Bisher ist Wlasak immer wieder gut herunter gekommen. Einsätze über Hochspannungsleitungen fliegt er fünf bis sechs Mal im Jahr. Sonst kalkt er versauerten Waldboden, sprüht Weinberge, misst die Feldstärke um Fernsehsender, transportiert Personen und Lasten, setzt Bauteile in Brücken und Burgen ein. Der Pilot aus Ilmenau in Thüringen ist für diese Aufträge häufig tagelang unterwegs, auch im europäischen Ausland. Dann müssen seine Frau und die drei erwachsenen Kinder auf ihn verzichten. Dafür hat er nach seiner Rückkehr in das selbst gebaute Familienheim einiges zu berichten: Als VIP-Chauffeur hat er schon die ehemaligen Verteidigungsminister Volker Rühe und Rudolf Scharping sowie Ex-Rennfahrer Niki Lauda von A nach B gebracht.

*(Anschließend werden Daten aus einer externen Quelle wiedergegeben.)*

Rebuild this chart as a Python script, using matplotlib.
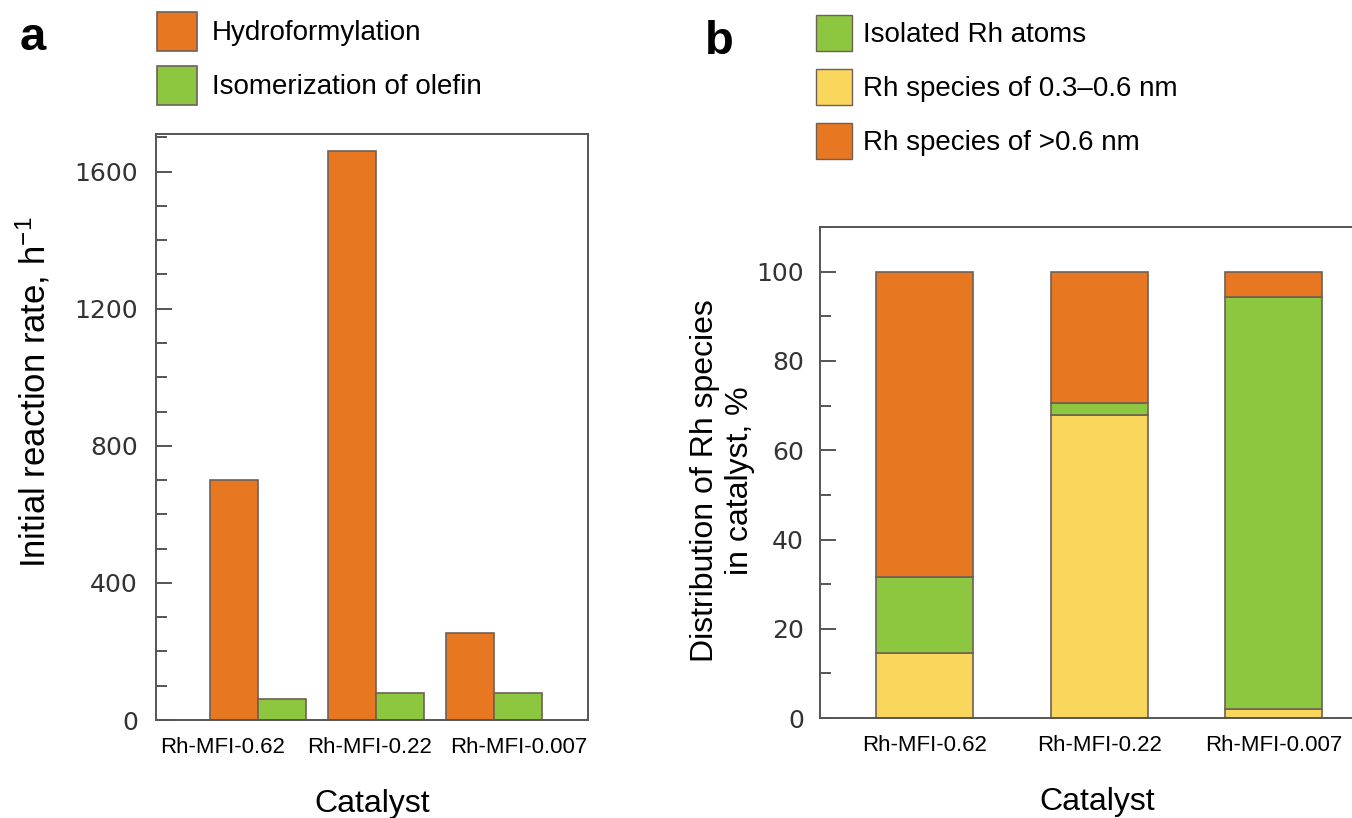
import matplotlib as mpl
import matplotlib.pyplot as plt
import numpy as np
from matplotlib.patches import Patch
from matplotlib.ticker import MultipleLocator

mpl.rcParams.update({'font.family': 'Liberation Sans',
                     'font.size': 15,
                     'mathtext.fontset': 'custom',
                     'mathtext.rm': 'Liberation Sans',
                     'mathtext.it': 'Liberation Sans:italic'})

catalysts = ["Rh-MFI-0.62", "Rh-MFI-0.22", "Rh-MFI-0.007"]

# panel a: initial reaction rate (h^-1)
hydroformylation = [700, 1660, 255]
isomerization = [62, 80, 80]

# panel b: distribution of Rh species in catalyst (%)
rh_small = [14.5, 68.0, 2.0]      # 0.3-0.6 nm
rh_isolated = [17.0, 2.5, 92.3]   # isolated atoms
rh_large = [68.5, 29.5, 5.7]      # >0.6 nm

ORANGE = '#E87722'
GREEN = '#8DC63F'
YELLOW = '#F9D65C'
EDGE = '#6E6055'
SPINE = '#555555'


def style_axis(ax, major, minor, pad):
    for s in ax.spines.values():
        s.set_color(SPINE)
        s.set_linewidth(1.4)
    ax.yaxis.set_major_locator(MultipleLocator(major))
    ax.yaxis.set_minor_locator(MultipleLocator(minor))
    ax.tick_params(axis='y', which='both', direction='in', color=SPINE,
                   width=1.4, pad=pad, labelsize=18, labelcolor='#333333',
                   labelfontfamily='DejaVu Sans')
    ax.tick_params(axis='y', which='major', length=11.5)
    ax.tick_params(axis='y', which='minor', length=8)
    ax.tick_params(axis='x', length=0, pad=12, labelsize=16)


fig = plt.figure(figsize=(13.52, 8.18), dpi=100)

# ---- panel a
ax = fig.add_axes([0.1154, 0.1198, 0.3195, 0.7164])
x = np.arange(len(catalysts))
w = 0.41
ax.bar(x - w / 2, hydroformylation, width=w, color=ORANGE, edgecolor=EDGE,
       linewidth=1.2, label='Hydroformylation')
ax.bar(x + w / 2, isomerization, width=w, color=GREEN, edgecolor=EDGE,
       linewidth=1.2, label='Isomerization of olefin')
ax.set_xlim(-0.864, 2.797)
ax.set_ylim(0, 1710)
style_axis(ax, 400, 100, 13)
label_x = [-0.30, 0.95, 2.21]
ax.set_xticks(label_x, catalysts)
ax.set_ylabel('Initial reaction rate, h$^{-1}$', fontsize=25)
ax.yaxis.set_label_coords(-0.240, 0.56)
ax.set_xlabel('Catalyst', fontsize=23, va='top')
ax.xaxis.set_label_coords(0.5, -0.117)

h, l = ax.get_legend_handles_labels()
fig.legend(h, l, loc='upper left', bbox_to_anchor=(157 / 1352, 1 - 12 / 818),
           frameon=False, borderpad=0, borderaxespad=0, fontsize=20,
           handlelength=1.44, handleheight=1.78, labelspacing=0.54,
           handletextpad=0.54)
fig.text(20 / 1352, 1 - 38 / 818, 'a', fontsize=34, fontweight='bold',
         va='center', ha='left')

# ---- panel b
ax2 = fig.add_axes([0.6065, 0.1222, 0.3935, 0.6002])
wb = 0.556
bottom = np.zeros(len(catalysts))
ax2.bar(x, rh_small, width=wb, bottom=bottom, color=YELLOW, edgecolor=EDGE,
        linewidth=1.2)
bottom += rh_small
ax2.bar(x, rh_isolated, width=wb, bottom=bottom, color=GREEN, edgecolor=EDGE,
        linewidth=1.2)
bottom += rh_isolated
ax2.bar(x, rh_large, width=wb, bottom=bottom, color=ORANGE, edgecolor=EDGE,
        linewidth=1.2)
ax2.set_xlim(-0.60, 2.447)
ax2.set_ylim(0, 110)
style_axis(ax2, 20, 10, 11.5)
ax2.spines['right'].set_visible(False)
ax2.set_xticks(x, catalysts)
ax2.set_ylabel('Distribution of Rh species\nin catalyst, %', fontsize=23,
               linespacing=1.2)
ax2.yaxis.set_label_coords(-0.122, 0.483)
ax2.set_xlabel('Catalyst', fontsize=23, va='top')
ax2.xaxis.set_label_coords(0.521, -0.14)

handles_b = [Patch(facecolor=GREEN, edgecolor=EDGE, label='Isolated Rh atoms'),
             Patch(facecolor=YELLOW, edgecolor=EDGE, label='Rh species of 0.3\u20130.6 nm'),
             Patch(facecolor=ORANGE, edgecolor=EDGE, label='Rh species of >0.6 nm')]
fig.legend(handles=handles_b, loc='upper left',
           bbox_to_anchor=(816 / 1352, 1 - 15 / 818),
           frameon=False, borderpad=0, borderaxespad=0, fontsize=20,
           handlelength=1.3, handleheight=1.615, labelspacing=0.65,
           handletextpad=0.4)
fig.text(705 / 1352, 1 - 42 / 818, 'b', fontsize=34, fontweight='bold',
         va='center', ha='left')

fig.savefig('out.png', dpi=100)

Eine Zeit lang ist Wlasak auch Rettungshubschrauber geflogen, hat Verletzte getragen und den Tropf gehalten.

Manchmal hat Wlasak in der Luft brenzlige Situationen erlebt, aber darüber möchte er nicht reden. Das hat offenbar mit seinem Beruf zu tun. Denn auch Meravo-Geschäftsführer Bernd Hauber spricht nicht gerne über die Gefahren. „Wenn man sich alle Risiken vor Augen hält, ist das berufsbehindernd“, sagt er. Aber sie sind darauf vorbereitet: Alle sechs Monate trainieren die Hubschrauberführer Notverfahren. Wenn plötzlich Nebel aufkommt, sollen Piloten, die sich anhand von Flüssen und Straßen orientieren, so schnell wie möglich landen und nicht die letzten Kilometer blind zurücklegen. Wer gar keine Angst hat, gefährdet sich und andere. „Der Mensch ist nicht zum Fliegen geboren“, sagt Wlasak. Das dürfe man nie vergessen.

Infos zum Beruf des Hubschrauberpiloten

Berufsstand –
Das Luftfahrtbundesamt hat im vergangenen Jahr 1678 Berufslizenzen an Hubschrauberführer vergeben. Sie arbeiten bei Flug- und Spezialtransportunternehmen, der Bundeswehr, der Polizei und im Rettungsdienst.

Ausbildung – Berufshubschrauberführer werden ist teuer. Für viele ist die Offizierslaufbahn bei der Bundeswehr der einzige Weg in den Beruf. Jährlich werden 50 Anwärter eingestellt, die sich in Eignungstests durchsetzen müssen.

Gehalt – In der Branche werden zwischen 4000 Euro und 7000 Euro im Monat gezahlt. Um Flugstunden zu sammeln, arbeiten Einsteiger oft für weniger Geld. Erfahrene Piloten verdienen in Einzelfällen mehr.